- **Given exercise**
All of the data that follows should be retyped exactly, please, except the pictures.

- **Dataset content**
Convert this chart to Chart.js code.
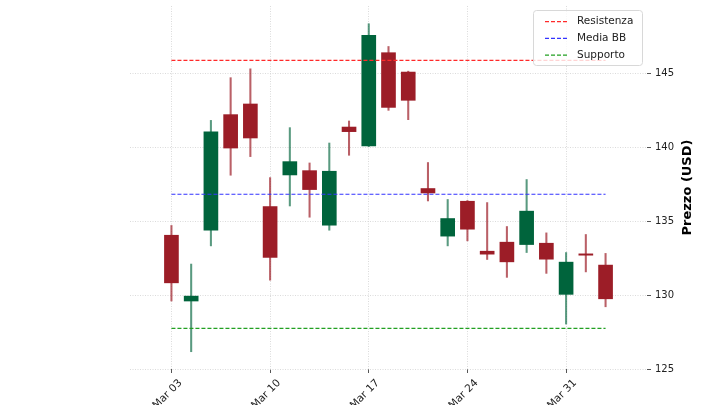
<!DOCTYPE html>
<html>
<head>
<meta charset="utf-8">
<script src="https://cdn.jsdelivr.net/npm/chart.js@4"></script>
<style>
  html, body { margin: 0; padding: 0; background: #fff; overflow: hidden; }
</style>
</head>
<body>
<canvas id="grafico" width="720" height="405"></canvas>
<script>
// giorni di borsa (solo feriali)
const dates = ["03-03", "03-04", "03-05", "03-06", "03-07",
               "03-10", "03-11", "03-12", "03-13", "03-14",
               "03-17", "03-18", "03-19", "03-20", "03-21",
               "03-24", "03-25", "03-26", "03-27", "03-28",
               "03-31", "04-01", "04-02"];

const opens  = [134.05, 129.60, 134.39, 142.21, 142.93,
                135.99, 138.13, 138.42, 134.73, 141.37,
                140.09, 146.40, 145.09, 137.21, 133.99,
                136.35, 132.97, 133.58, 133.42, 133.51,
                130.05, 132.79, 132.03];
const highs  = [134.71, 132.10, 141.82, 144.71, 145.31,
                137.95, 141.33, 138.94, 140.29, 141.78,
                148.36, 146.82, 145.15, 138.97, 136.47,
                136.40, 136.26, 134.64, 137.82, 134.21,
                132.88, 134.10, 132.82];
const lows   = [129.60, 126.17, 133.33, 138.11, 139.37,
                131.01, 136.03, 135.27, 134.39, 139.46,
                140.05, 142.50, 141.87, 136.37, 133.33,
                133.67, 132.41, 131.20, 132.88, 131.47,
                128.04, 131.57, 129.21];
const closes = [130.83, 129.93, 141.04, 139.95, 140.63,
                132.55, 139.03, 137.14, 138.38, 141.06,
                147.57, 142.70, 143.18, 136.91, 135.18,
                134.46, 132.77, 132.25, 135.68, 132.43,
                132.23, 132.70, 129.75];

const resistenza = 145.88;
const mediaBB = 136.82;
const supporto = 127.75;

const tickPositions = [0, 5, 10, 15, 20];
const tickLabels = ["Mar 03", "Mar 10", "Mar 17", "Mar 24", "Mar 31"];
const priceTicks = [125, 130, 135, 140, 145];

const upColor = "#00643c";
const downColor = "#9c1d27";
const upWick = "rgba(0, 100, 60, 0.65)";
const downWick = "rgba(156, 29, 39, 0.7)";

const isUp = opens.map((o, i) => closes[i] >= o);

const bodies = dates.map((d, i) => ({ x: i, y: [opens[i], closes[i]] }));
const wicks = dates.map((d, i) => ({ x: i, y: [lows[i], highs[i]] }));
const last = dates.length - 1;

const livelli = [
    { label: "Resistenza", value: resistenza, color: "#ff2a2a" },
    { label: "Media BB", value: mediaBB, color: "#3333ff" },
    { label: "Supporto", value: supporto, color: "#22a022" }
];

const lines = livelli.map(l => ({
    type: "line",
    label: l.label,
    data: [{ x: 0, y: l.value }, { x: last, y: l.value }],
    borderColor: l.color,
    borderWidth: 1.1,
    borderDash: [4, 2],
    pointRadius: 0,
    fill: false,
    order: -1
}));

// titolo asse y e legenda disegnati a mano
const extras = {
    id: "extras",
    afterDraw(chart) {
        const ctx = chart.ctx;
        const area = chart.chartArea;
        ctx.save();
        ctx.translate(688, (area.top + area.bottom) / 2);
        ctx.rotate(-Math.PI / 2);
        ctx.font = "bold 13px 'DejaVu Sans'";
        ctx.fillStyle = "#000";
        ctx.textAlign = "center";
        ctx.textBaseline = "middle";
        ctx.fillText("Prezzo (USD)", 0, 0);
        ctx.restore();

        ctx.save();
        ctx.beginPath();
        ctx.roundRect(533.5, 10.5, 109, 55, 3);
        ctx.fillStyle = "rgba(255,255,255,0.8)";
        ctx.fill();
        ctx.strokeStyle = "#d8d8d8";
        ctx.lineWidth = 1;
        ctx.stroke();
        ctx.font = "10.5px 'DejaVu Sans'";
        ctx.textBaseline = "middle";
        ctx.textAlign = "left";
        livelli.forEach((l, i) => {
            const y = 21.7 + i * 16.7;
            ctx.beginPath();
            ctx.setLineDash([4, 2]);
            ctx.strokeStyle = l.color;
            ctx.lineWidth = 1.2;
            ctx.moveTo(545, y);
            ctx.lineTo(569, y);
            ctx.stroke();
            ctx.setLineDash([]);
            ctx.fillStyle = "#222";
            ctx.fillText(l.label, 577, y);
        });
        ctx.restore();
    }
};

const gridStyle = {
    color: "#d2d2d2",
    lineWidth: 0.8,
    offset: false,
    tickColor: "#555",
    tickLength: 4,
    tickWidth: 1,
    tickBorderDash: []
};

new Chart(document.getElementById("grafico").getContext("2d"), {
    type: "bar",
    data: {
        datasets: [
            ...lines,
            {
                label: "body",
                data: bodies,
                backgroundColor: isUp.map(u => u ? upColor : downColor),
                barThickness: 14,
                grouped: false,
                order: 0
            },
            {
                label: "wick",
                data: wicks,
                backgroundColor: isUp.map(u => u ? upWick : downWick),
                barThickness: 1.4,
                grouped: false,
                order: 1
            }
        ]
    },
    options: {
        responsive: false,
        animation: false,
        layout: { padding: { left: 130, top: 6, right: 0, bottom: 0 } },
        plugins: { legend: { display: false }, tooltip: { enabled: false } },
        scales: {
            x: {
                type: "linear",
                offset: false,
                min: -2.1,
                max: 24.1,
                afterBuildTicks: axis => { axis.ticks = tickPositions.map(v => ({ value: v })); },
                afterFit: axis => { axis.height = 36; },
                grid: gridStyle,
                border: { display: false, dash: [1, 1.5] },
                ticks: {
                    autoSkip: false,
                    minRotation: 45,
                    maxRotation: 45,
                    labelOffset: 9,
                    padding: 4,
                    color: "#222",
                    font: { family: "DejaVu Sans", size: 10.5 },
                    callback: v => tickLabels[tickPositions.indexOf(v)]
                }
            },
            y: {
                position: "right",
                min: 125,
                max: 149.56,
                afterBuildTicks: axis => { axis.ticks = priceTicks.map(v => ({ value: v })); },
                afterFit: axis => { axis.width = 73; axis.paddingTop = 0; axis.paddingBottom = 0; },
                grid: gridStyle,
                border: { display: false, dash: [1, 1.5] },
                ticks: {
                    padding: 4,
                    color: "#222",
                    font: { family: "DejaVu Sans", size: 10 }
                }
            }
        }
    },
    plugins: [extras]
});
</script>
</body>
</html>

- **Problem solution**
Convert this chart to Chart.js code.
<!DOCTYPE html>
<html>
<head>
<meta charset="utf-8">
<script src="https://cdn.jsdelivr.net/npm/chart.js@4"></script>
<style>
  html, body { margin: 0; padding: 0; background: #fff; overflow: hidden; }
</style>
</head>
<body>
<canvas id="grafico" width="720" height="405"></canvas>
<script>
// giorni di borsa (solo feriali)
const dates = ["03-03", "03-04", "03-05", "03-06", "03-07",
               "03-10", "03-11", "03-12", "03-13", "03-14",
               "03-17", "03-18", "03-19", "03-20", "03-21",
               "03-24", "03-25", "03-26", "03-27", "03-28",
               "03-31", "04-01", "04-02"];

const opens  = [134.05, 129.60, 134.39, 142.21, 142.93,
                135.99, 138.13, 138.42, 134.73, 141.37,
                140.09, 146.40, 145.09, 137.21, 133.99,
                136.35, 132.97, 133.58, 133.42, 133.51,
                130.05, 132.79, 132.03];
const highs  = [134.71, 132.10, 141.82, 144.71, 145.31,
                137.95, 141.33, 138.94, 140.29, 141.78,
                148.36, 146.82, 145.15, 138.97, 136.47,
                136.40, 136.26, 134.64, 137.82, 134.21,
                132.88, 134.10, 132.82];
const lows   = [129.60, 126.17, 133.33, 138.11, 139.37,
                131.01, 136.03, 135.27, 134.39, 139.46,
                140.05, 142.50, 141.87, 136.37, 133.33,
                133.67, 132.41, 131.20, 132.88, 131.47,
                128.04, 131.57, 129.21];
const closes = [130.83, 129.93, 141.04, 139.95, 140.63,
                132.55, 139.03, 137.14, 138.38, 141.06,
                147.57, 142.70, 143.18, 136.91, 135.18,
                134.46, 132.77, 132.25, 135.68, 132.43,
                132.23, 132.70, 129.75];

const resistenza = 145.88;
const mediaBB = 136.82;
const supporto = 127.75;

const tickPositions = [0, 5, 10, 15, 20];
const tickLabels = ["Mar 03", "Mar 10", "Mar 17", "Mar 24", "Mar 31"];
const priceTicks = [125, 130, 135, 140, 145];

const upColor = "#00643c";
const downColor = "#9c1d27";
const upWick = "rgba(0, 100, 60, 0.65)";
const downWick = "rgba(156, 29, 39, 0.7)";

const isUp = opens.map((o, i) => closes[i] >= o);

const bodies = dates.map((d, i) => ({ x: i, y: [opens[i], closes[i]] }));
const wicks = dates.map((d, i) => ({ x: i, y: [lows[i], highs[i]] }));
const last = dates.length - 1;

const livelli = [
    { label: "Resistenza", value: resistenza, color: "#ff2a2a" },
    { label: "Media BB", value: mediaBB, color: "#3333ff" },
    { label: "Supporto", value: supporto, color: "#22a022" }
];

const lines = livelli.map(l => ({
    type: "line",
    label: l.label,
    data: [{ x: 0, y: l.value }, { x: last, y: l.value }],
    borderColor: l.color,
    borderWidth: 1.1,
    borderDash: [4, 2],
    pointRadius: 0,
    fill: false,
    order: -1
}));

// titolo asse y e legenda disegnati a mano
const extras = {
    id: "extras",
    afterDraw(chart) {
        const ctx = chart.ctx;
        const area = chart.chartArea;
        ctx.save();
        ctx.translate(688, (area.top + area.bottom) / 2);
        ctx.rotate(-Math.PI / 2);
        ctx.font = "bold 13px 'DejaVu Sans'";
        ctx.fillStyle = "#000";
        ctx.textAlign = "center";
        ctx.textBaseline = "middle";
        ctx.fillText("Prezzo (USD)", 0, 0);
        ctx.restore();

        ctx.save();
        ctx.beginPath();
        ctx.roundRect(533.5, 10.5, 109, 55, 3);
        ctx.fillStyle = "rgba(255,255,255,0.8)";
        ctx.fill();
        ctx.strokeStyle = "#d8d8d8";
        ctx.lineWidth = 1;
        ctx.stroke();
        ctx.font = "10.5px 'DejaVu Sans'";
        ctx.textBaseline = "middle";
        ctx.textAlign = "left";
        livelli.forEach((l, i) => {
            const y = 21.7 + i * 16.7;
            ctx.beginPath();
            ctx.setLineDash([4, 2]);
            ctx.strokeStyle = l.color;
            ctx.lineWidth = 1.2;
            ctx.moveTo(545, y);
            ctx.lineTo(569, y);
            ctx.stroke();
            ctx.setLineDash([]);
            ctx.fillStyle = "#222";
            ctx.fillText(l.label, 577, y);
        });
        ctx.restore();
    }
};

const gridStyle = {
    color: "#d2d2d2",
    lineWidth: 0.8,
    offset: false,
    tickColor: "#555",
    tickLength: 4,
    tickWidth: 1,
    tickBorderDash: []
};

new Chart(document.getElementById("grafico").getContext("2d"), {
    type: "bar",
    data: {
        datasets: [
            ...lines,
            {
                label: "body",
                data: bodies,
                backgroundColor: isUp.map(u => u ? upColor : downColor),
                barThickness: 14,
                grouped: false,
                order: 0
            },
            {
                label: "wick",
                data: wicks,
                backgroundColor: isUp.map(u => u ? upWick : downWick),
                barThickness: 1.4,
                grouped: false,
                order: 1
            }
        ]
    },
    options: {
        responsive: false,
        animation: false,
        layout: { padding: { left: 130, top: 6, right: 0, bottom: 0 } },
        plugins: { legend: { display: false }, tooltip: { enabled: false } },
        scales: {
            x: {
                type: "linear",
                offset: false,
                min: -2.1,
                max: 24.1,
                afterBuildTicks: axis => { axis.ticks = tickPositions.map(v => ({ value: v })); },
                afterFit: axis => { axis.height = 36; },
                grid: gridStyle,
                border: { display: false, dash: [1, 1.5] },
                ticks: {
                    autoSkip: false,
                    minRotation: 45,
                    maxRotation: 45,
                    labelOffset: 9,
                    padding: 4,
                    color: "#222",
                    font: { family: "DejaVu Sans", size: 10.5 },
                    callback: v => tickLabels[tickPositions.indexOf(v)]
                }
            },
            y: {
                position: "right",
                min: 125,
                max: 149.56,
                afterBuildTicks: axis => { axis.ticks = priceTicks.map(v => ({ value: v })); },
                afterFit: axis => { axis.width = 73; axis.paddingTop = 0; axis.paddingBottom = 0; },
                grid: gridStyle,
                border: { display: false, dash: [1, 1.5] },
                ticks: {
                    padding: 4,
                    color: "#222",
                    font: { family: "DejaVu Sans", size: 10 }
                }
            }
        }
    },
    plugins: [extras]
});
</script>
</body>
</html>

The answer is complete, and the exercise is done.